Along the back of the store was a counter with hundreds of handguns under glass behind which were the rifles, shotguns, and what looked like assault weapons. While waiting for help, I perused a gun magazine and read how to protect your family from home invasion. Basically when you hear intruders, you put your wife and children in a safe room on the second floor where they call 911 and then move to a spot at the top of the stairs where you can shoot them (after you warn them). I played this out in my mind with my own family and successfully killed the intruders. I can't remember ever reading about this actually happening.
The salesman was friendly, and extremely knowledgeable. I asked to see a "Glock" because that's the only word I knew when it comes to guns and was relieved when one was nearby. He let me handle lots of big handguns and showed me how they worked. I pulled the thing back on the top and let it slide back forward and I shoved in a magazine (unloaded) in the bottom of the handle just like in the movies. I noticed a dad and his approximately 10 year old daughter peering into the case nearby and the movie moment passed. "How much?" I asked. The one in my hand at the time was new for $495.99. "How do I buy this?" I asked "Do I just give you my credit card?" He explained that we'd have to fill out some paperwork first and it would take a couple of days to get it cleared by the sheriff. He noticed I looked a little surprised. I thought it was going to be like buying roses, thanks to my having a lot of freedom to have what I want when it come to guns. When he learned that I was from MA, he politely explained that the store could only sell to folks who can prove that they live in NC. "Come on, really!" I said, but he explained there was no way I'd be able to buy a gun, not even at a gun show. I later learned that that what looked like assault weapons weren't (he said they were banned in 1994) and that there were weeks of waiting and classes and talking to the sheriff if you wanted to carry a concealed weapon.

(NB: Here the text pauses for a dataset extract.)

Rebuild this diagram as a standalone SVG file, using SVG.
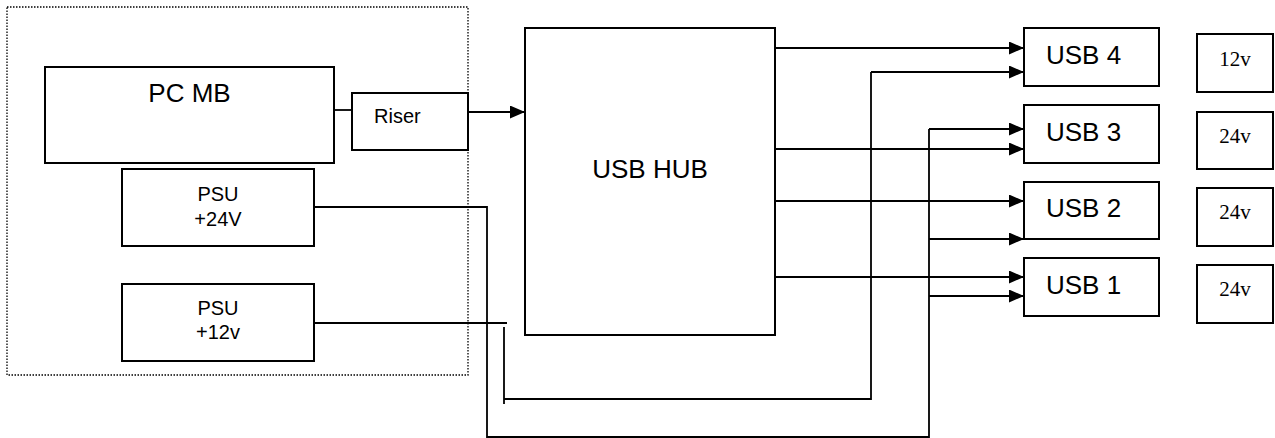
<svg xmlns="http://www.w3.org/2000/svg" width="1275" height="438" viewBox="0 0 1275 438">
<style>
.box{fill:#fff;stroke:#000;stroke-width:2}
.big{font-family:"Liberation Sans",Arial,sans-serif;font-size:26px;fill:#000}
.mid{font-family:"Liberation Sans",Arial,sans-serif;font-size:20px;fill:#000}
.ser{font-family:"Liberation Serif","Times New Roman",serif;font-size:21px;fill:#000}
.ln{fill:none;stroke:#000;stroke-width:1.8}
.arr{marker-end:url(#ah)}
</style>
<defs>
<marker id="ah" markerUnits="userSpaceOnUse" markerWidth="15" markerHeight="13" refX="15" refY="6.5" orient="auto">
<path d="M0,0 L15,6.5 L0,13 z" fill="#000"/>
</marker>
</defs>
<rect x="0" y="0" width="1275" height="438" fill="#fff"/>
<g id="enclosure">
<rect x="7" y="7" width="461" height="368" fill="none" stroke="#000" stroke-width="1.3" stroke-dasharray="1.5 1.5"/>
</g>
<g id="connectors">
<line class="ln" x1="334" y1="110" x2="352" y2="110"/>
<line class="ln arr" x1="468" y1="112" x2="525" y2="112"/>
<line class="ln arr" x1="775" y1="48" x2="1024" y2="48"/>
<line class="ln arr" x1="775" y1="149" x2="1024" y2="149"/>
<line class="ln arr" x1="775" y1="201" x2="1024" y2="201"/>
<line class="ln arr" x1="775" y1="277" x2="1024" y2="277"/>
<polyline class="ln" points="315,207 487,207 487,437 929,437 929,129"/>
<line class="ln arr" x1="929" y1="129" x2="1024" y2="129"/>
<line class="ln arr" x1="929" y1="239" x2="1024" y2="239"/>
<line class="ln arr" x1="929" y1="296" x2="1024" y2="296"/>
<line class="ln" x1="315" y1="323" x2="507" y2="323"/>
<polyline class="ln" points="504,327 504,404"/>
<polyline class="ln" points="504,399 871,399 871,72"/>
<line class="ln arr" x1="871" y1="72" x2="1024" y2="72"/>
</g>
<g id="pcmb">
<rect class="box" x="45" y="67" width="289" height="96"/>
<text class="big" x="189.5" y="102" text-anchor="middle">PC MB</text>
</g>
<g id="riser">
<rect class="box" x="352" y="93" width="116" height="57"/>
<text class="mid" x="374" y="123">Riser</text>
</g>
<g id="psu24">
<rect class="box" x="122" y="169" width="192" height="77"/>
<text class="mid" x="218" y="201" text-anchor="middle">PSU</text>
<text class="mid" x="218" y="226" text-anchor="middle">+24V</text>
</g>
<g id="psu12">
<rect class="box" x="122" y="284" width="192" height="77"/>
<text class="mid" x="218" y="315" text-anchor="middle">PSU</text>
<text class="mid" x="218" y="339" text-anchor="middle">+12v</text>
</g>
<g id="hub">
<rect class="box" x="525" y="28" width="250" height="307"/>
<text class="big" x="650" y="178" text-anchor="middle">USB HUB</text>
</g>
<g id="usb4">
<rect class="box" x="1024" y="28" width="135" height="58"/>
<text class="big" x="1046" y="64">USB 4</text>
</g>
<g id="usb3">
<rect class="box" x="1024" y="105" width="135" height="58"/>
<text class="big" x="1046" y="141">USB 3</text>
</g>
<g id="usb2">
<rect class="box" x="1024" y="182" width="135" height="57"/>
<text class="big" x="1046" y="217">USB 2</text>
</g>
<g id="usb1">
<rect class="box" x="1024" y="258" width="135" height="58"/>
<text class="big" x="1046" y="294">USB 1</text>
</g>
<g id="v4">
<rect class="box" x="1197" y="34" width="76" height="58"/>
<text class="ser" x="1235" y="66" text-anchor="middle">12v</text>
</g>
<g id="v3">
<rect class="box" x="1197" y="112" width="76" height="57"/>
<text class="ser" x="1235" y="143" text-anchor="middle">24v</text>
</g>
<g id="v2">
<rect class="box" x="1197" y="188" width="76" height="58"/>
<text class="ser" x="1235" y="219" text-anchor="middle">24v</text>
</g>
<g id="v1">
<rect class="box" x="1197" y="265" width="76" height="58"/>
<text class="ser" x="1235" y="296" text-anchor="middle">24v</text>
</g>
</svg>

I'm happy to report that even as an upstanding citizen with no criminal background, I utterly failed at trying to buy a handgun and plan to spend the $500 on something else. I was glad to some semblance of checks and balances and hear of safeguards and a sheriff watching over who has a gun. I won't try this again in my home state as I was thoroughly satisfied with my Greensboro efforts.
I'm sorry to tell you that that the assault weapons ban expired in 2004 and has not been renewed. The best we could do was ban high capacity magazines in 8 states, including MA. I did not and will not watch the shooting in Roanoke and am disturbed again by a story of a disturbed person acting out his anger with a handgun. The Boston Globe tried to keep the sense of shock with the headline "SLAUGHTER FOR ALL TO SEE," but the same story by New York Times reporters ran under the more subdued "Gunman Kills Two On Air and Posts Carnage Online."
We have become numb to the unrelenting toll of gun violence that claims one life every 16 minutes on average in the United States. Nicholas Kristof offered these three data points today as a reminder:
■ More Americans die in gun homicides and suicides every six months than have died in the last 25 years in every terrorist attack and the wars in Afghanistan and Iraq combined.
■ More Americans have died from guns in the United States since 1968 than on battlefields of all the wars in American history.
■ American children are 14 times as likely to die from guns as children in other developed countries, according to David Hemenway, a Harvard professor and author of an excellent book on firearm safety.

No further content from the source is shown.